『ワイルドサイドほっつき歩け ハマータウンのおっさんたち』の感想と考察|政治と生活と海外を混ぜたエッセイって面白いんだなあ
章題の通り。EU離脱など、いろいろな社会的問題を抱えた英国における、労働者階級の人々の生活を、筆者独自の目線から語ったもの。
お国は違えども、隠れた階級社会であることや、世代間の争いがあることなどは、日本に似ている。ただし、日本と違って、政治や社会について、ひとりひとりがきちんと問題意識をもっているのが面白い。(だからこそ、世代間の争いの火種が増えているようにみえる)

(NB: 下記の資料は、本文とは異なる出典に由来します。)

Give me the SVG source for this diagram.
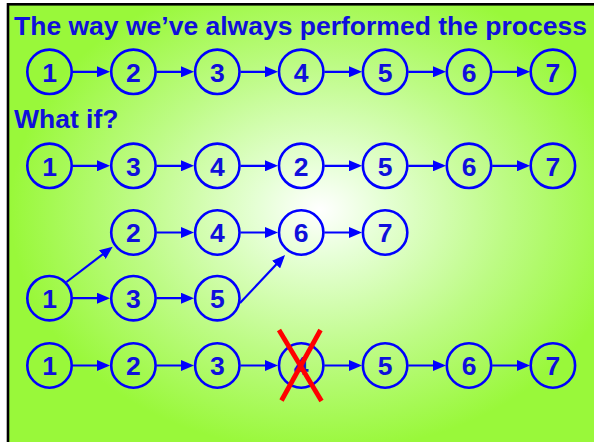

労働者階級の人たちは、粗野で無教養というイメージがつきまとうが、みなやさしさと信念をもった人間なんだということがうかがえて、どこかほっこりする。その人のキャラクターを、筆者独自の観察眼で掘り下げられていて、すごい。
それでいて、政治が絡むからか、シリアスな感じもある。この作者ならではの作風なんだろうなと思う。
というか、政治×生活×海外なんてテーマで書ける人がそもそも少ない。
創作研究という観点から見ると、あまり見ない破天荒なおっさんたちがたくさん登場するので、参考になりそう。